#### DATA:
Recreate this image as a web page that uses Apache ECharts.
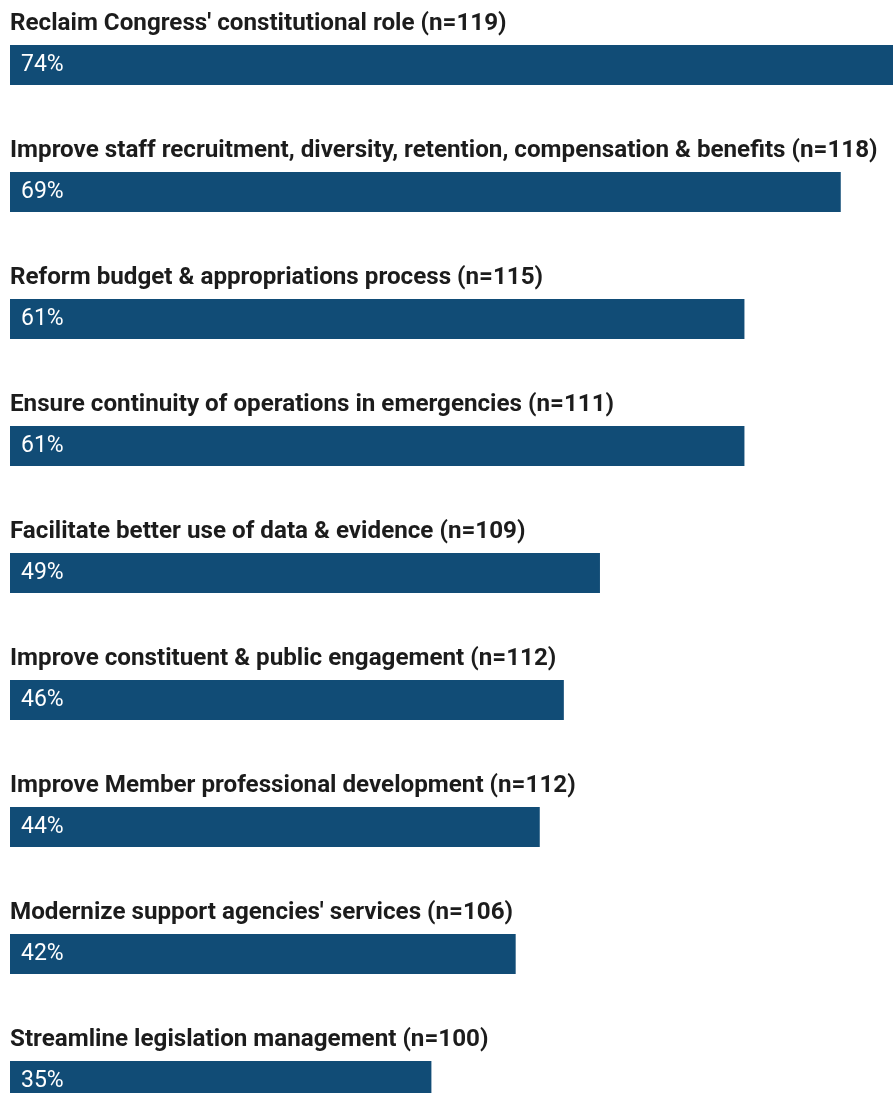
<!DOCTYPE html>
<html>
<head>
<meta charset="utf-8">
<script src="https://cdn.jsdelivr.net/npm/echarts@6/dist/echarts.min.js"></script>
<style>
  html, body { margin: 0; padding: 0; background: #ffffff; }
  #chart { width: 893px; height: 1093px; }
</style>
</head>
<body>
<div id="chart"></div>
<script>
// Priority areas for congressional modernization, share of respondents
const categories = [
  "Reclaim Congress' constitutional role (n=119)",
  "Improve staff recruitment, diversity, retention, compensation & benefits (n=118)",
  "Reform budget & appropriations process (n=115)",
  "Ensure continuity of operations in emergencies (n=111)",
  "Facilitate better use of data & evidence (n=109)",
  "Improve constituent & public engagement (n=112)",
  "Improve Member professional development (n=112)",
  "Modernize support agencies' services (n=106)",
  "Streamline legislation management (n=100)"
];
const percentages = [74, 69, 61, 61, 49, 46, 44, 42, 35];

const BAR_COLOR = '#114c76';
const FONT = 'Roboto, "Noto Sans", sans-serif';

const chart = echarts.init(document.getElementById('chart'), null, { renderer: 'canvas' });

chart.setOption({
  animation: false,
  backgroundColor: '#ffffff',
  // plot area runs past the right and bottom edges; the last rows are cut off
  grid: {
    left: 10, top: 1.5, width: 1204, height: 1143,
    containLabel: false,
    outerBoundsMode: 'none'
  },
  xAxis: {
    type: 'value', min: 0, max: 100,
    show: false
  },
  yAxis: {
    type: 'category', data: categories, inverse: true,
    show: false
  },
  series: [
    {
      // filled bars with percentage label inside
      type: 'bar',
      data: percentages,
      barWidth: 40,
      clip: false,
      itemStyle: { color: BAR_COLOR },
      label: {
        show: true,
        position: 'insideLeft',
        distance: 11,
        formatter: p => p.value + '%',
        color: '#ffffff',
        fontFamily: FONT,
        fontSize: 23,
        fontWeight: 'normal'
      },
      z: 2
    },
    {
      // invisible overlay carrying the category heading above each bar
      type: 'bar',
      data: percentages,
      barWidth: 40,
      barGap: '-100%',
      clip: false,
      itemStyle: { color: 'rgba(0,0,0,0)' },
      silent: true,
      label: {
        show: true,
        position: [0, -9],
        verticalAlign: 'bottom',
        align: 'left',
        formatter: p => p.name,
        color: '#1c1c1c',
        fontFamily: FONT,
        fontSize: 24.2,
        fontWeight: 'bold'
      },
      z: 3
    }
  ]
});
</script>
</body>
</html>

#### EXERCISE DETAILS:
Leave out the pictures and retype every line above exactly.

#### ANSWER TO THIS EXERCISE:
Recreate this image as a web page that uses Apache ECharts.
<!DOCTYPE html>
<html>
<head>
<meta charset="utf-8">
<script src="https://cdn.jsdelivr.net/npm/echarts@6/dist/echarts.min.js"></script>
<style>
  html, body { margin: 0; padding: 0; background: #ffffff; }
  #chart { width: 893px; height: 1093px; }
</style>
</head>
<body>
<div id="chart"></div>
<script>
// Priority areas for congressional modernization, share of respondents
const categories = [
  "Reclaim Congress' constitutional role (n=119)",
  "Improve staff recruitment, diversity, retention, compensation & benefits (n=118)",
  "Reform budget & appropriations process (n=115)",
  "Ensure continuity of operations in emergencies (n=111)",
  "Facilitate better use of data & evidence (n=109)",
  "Improve constituent & public engagement (n=112)",
  "Improve Member professional development (n=112)",
  "Modernize support agencies' services (n=106)",
  "Streamline legislation management (n=100)"
];
const percentages = [74, 69, 61, 61, 49, 46, 44, 42, 35];

const BAR_COLOR = '#114c76';
const FONT = 'Roboto, "Noto Sans", sans-serif';

const chart = echarts.init(document.getElementById('chart'), null, { renderer: 'canvas' });

chart.setOption({
  animation: false,
  backgroundColor: '#ffffff',
  // plot area runs past the right and bottom edges; the last rows are cut off
  grid: {
    left: 10, top: 1.5, width: 1204, height: 1143,
    containLabel: false,
    outerBoundsMode: 'none'
  },
  xAxis: {
    type: 'value', min: 0, max: 100,
    show: false
  },
  yAxis: {
    type: 'category', data: categories, inverse: true,
    show: false
  },
  series: [
    {
      // filled bars with percentage label inside
      type: 'bar',
      data: percentages,
      barWidth: 40,
      clip: false,
      itemStyle: { color: BAR_COLOR },
      label: {
        show: true,
        position: 'insideLeft',
        distance: 11,
        formatter: p => p.value + '%',
        color: '#ffffff',
        fontFamily: FONT,
        fontSize: 23,
        fontWeight: 'normal'
      },
      z: 2
    },
    {
      // invisible overlay carrying the category heading above each bar
      type: 'bar',
      data: percentages,
      barWidth: 40,
      barGap: '-100%',
      clip: false,
      itemStyle: { color: 'rgba(0,0,0,0)' },
      silent: true,
      label: {
        show: true,
        position: [0, -9],
        verticalAlign: 'bottom',
        align: 'left',
        formatter: p => p.name,
        color: '#1c1c1c',
        fontFamily: FONT,
        fontSize: 24.2,
        fontWeight: 'bold'
      },
      z: 3
    }
  ]
});
</script>
</body>
</html>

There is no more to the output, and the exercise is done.